Based on the foregoing, this Court respectfully recommends that Defendant's motion to dismiss Plaintiff's Amended Complaint be granted and that the Amended Complaint be dismissed in its entirety. Since this Court finds that Plaintiff's Amended Complaint fails to state a claim upon which relief may be granted, there is no need to consider Defendant's remaining arguments concerning judicial notice of Plaintiff's state court action and equitable estoppel.
V. Leave to Replead
While Plaintiff does not request leave to amend in the event Defendant's motion to dismiss is granted, "it is the usual practice upon granting a motion to dismiss to allow leave to replead." Cruz v. TD Bank, N.A., 742 F.3d 520, 523 (2d Cir. 2013). Accordingly, this Court recommends that Plaintiff be granted leave to replead his Section 1981 claim with respect to those parts of the claim that are not time-barred.
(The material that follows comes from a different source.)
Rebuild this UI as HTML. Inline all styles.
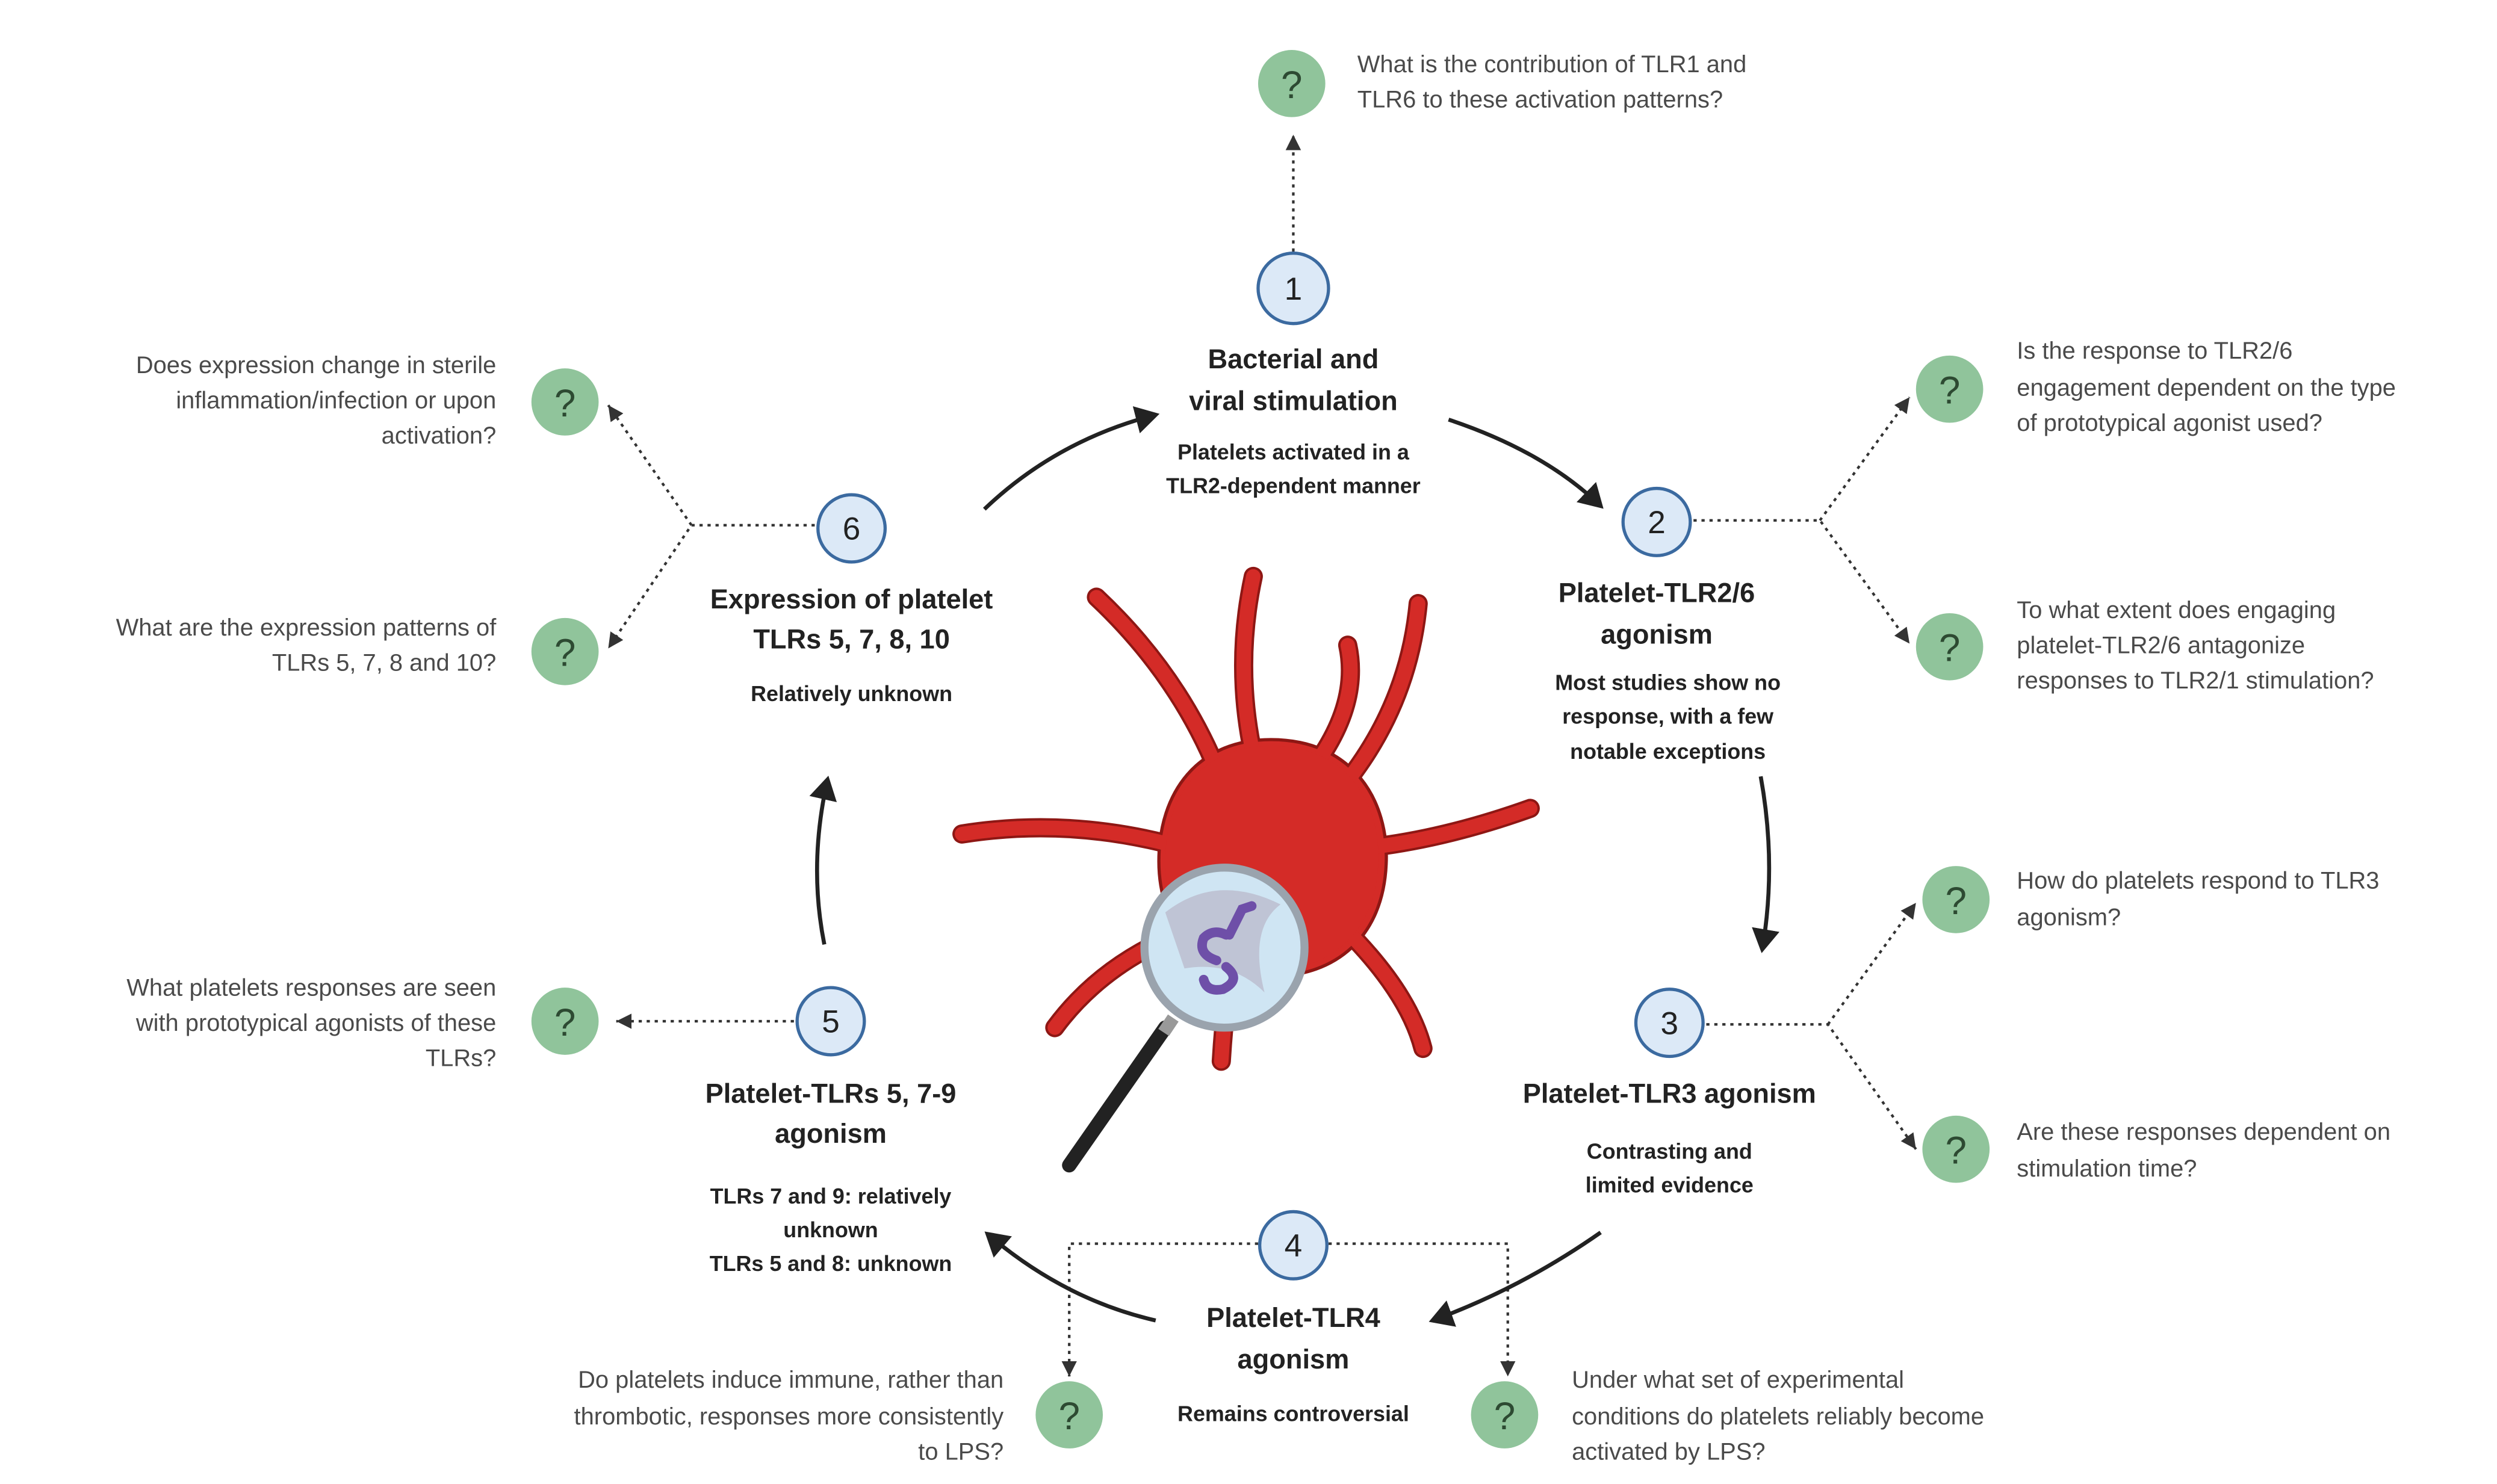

Plaintiff is cautioned, however, that in the event this Report and Recommendation is adopted and Plaintiff is granted leave to replead, amendment should only be attempted if he has additional factual matters to allege that would cure the deficits identified by this Court.
RECOMMENDATION
For the foregoing reasons, this Court respectfully recommends that Defendant's motion to dismiss, appearing at Docket Entry [12], be granted and that Plaintiff's Amended Complaint be dismissed in its entirety, without prejudice.
OBJECTIONS
A copy of this Report and Recommendation is being provided to all counsel via ECF. Any written objections to this Report and Recommendation must be filed with the Clerk of the Court within fourteen (14) days of filing of this report. 28 U.S.C. § 636(b)(1); Fed. R. Civ. P. 6(a), 72(b). Any requests for an extension of time for filing objections must be directed to the District Judge assigned to this action prior to the expiration of the fourteen (14) day period for filing objections. Failure to file objections within fourteen (14) days will preclude further review of this report and recommendation either by the District Court or Court of Appeals. Thomas v. Arn, 474 U.S. 140, 145 (1985) ("[A] party shall file objections with the district court or else waive right to appeal."); Caidor v. Onondaga Cnty., 517 F.3d 601, 604 (2d Cir. 2008) ("[F]ailure to object timely to a magistrate's report operates as a waiver of any further judicial review of the magistrate's decision").